After a week filled with uncertainty and travel changes (our trip to Israel became a getaway to London after half of our tour was cancelled because of the political situation), a lot of walking in the rain and a “hop across the pond” as they say in merry old England, I am back at home unpacking the treasures from my just completed trip and pondering some of the sights and sounds of the last week. While there was so much that was memorable, the event two events I just can’t stop thinking about are my visit to St. Paul’s Cathedral and my visit to the Tate Britain.
Both visits involved the viewing of one of my favorite schools of artistic creation — that of the Pre-Raphaelites. I love everything from the Pre-Raphaelite brotherhood — the poetry, the music based on the poetry and, most of all, the painting. And I know, I have been told that my love of this particular school of painting doesn’t exactly classify my taste in the visual arts as sophisticated and avant-garde. But, I like what I like.
Interestingly, now that I have had a chance to view the beautifully curated exhibition at the Tate, I have a better understanding of my obsession. The Pre-Raphaelites, like the near contemporary German artists known as the Nazarenes, were great painters of subjects relating to faith and a life of faith.
I always thought that it was the color that drew me, the color and the bright white light that seems to infuse all the color (a technique achieved by the application of an additional layer of white luminous paint to an already white canvas before the addition of color and form, something that I learned at the exhibition), but now I know that it was also the spirit of the work and the spirit of the artists.

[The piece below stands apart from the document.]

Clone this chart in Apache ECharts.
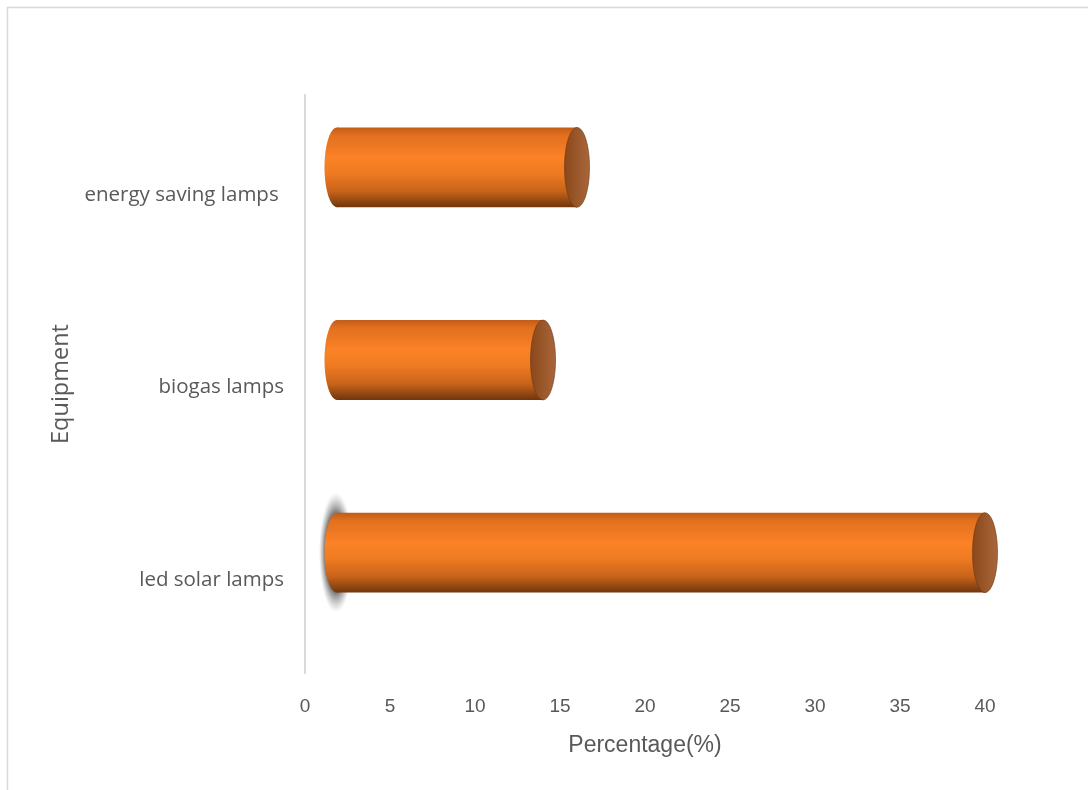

Many of the most moving works were by William Holman Hunt: The Light of the World, of which there is a small version and a larger version that actually hangs in St. Paul’s Cathedral, The Awaking Conscience, a companion piece to Light of the World, and my personal favorite, The Shadow of Death.
When you enter the gallery where The Shadow of Death hangs, it immediately grabs your attention — it takes the entire wall in front of you and serves as the focal point of that part of the exhibition, labelled “Salvation”. And at first, I didn’t really know what I was looking at: the face of Jesus expresses such joy, and it looks as if he is dancing. But as you examine the work carefully, you see that in fact you are looking at a pre-figuring of the Crucifixion. And then, when you understand that the kneeling figure in the foreground is in fact Mary, the mother of Jesus, it all falls into place — his joy, her panic. The detail is amazing — Hunt apparently made an extensive pilgrimage to the Holy Land to research the look and feel of what he would create in this painting. He worked on this painting for three years. In its day, the painting was a popular success and a critical failure. But judging by the crowds standing before it last Saturday, the power of that canvas lives on for those of us who can see it.
So like faith, isn’t it? Some see it so strongly, others think that it is caused by a gland in our brains. But I am grateful that artists like Hunt still struggle to find a way to communicate the unknowable. And for a minute, standing in front of that painting, I knew.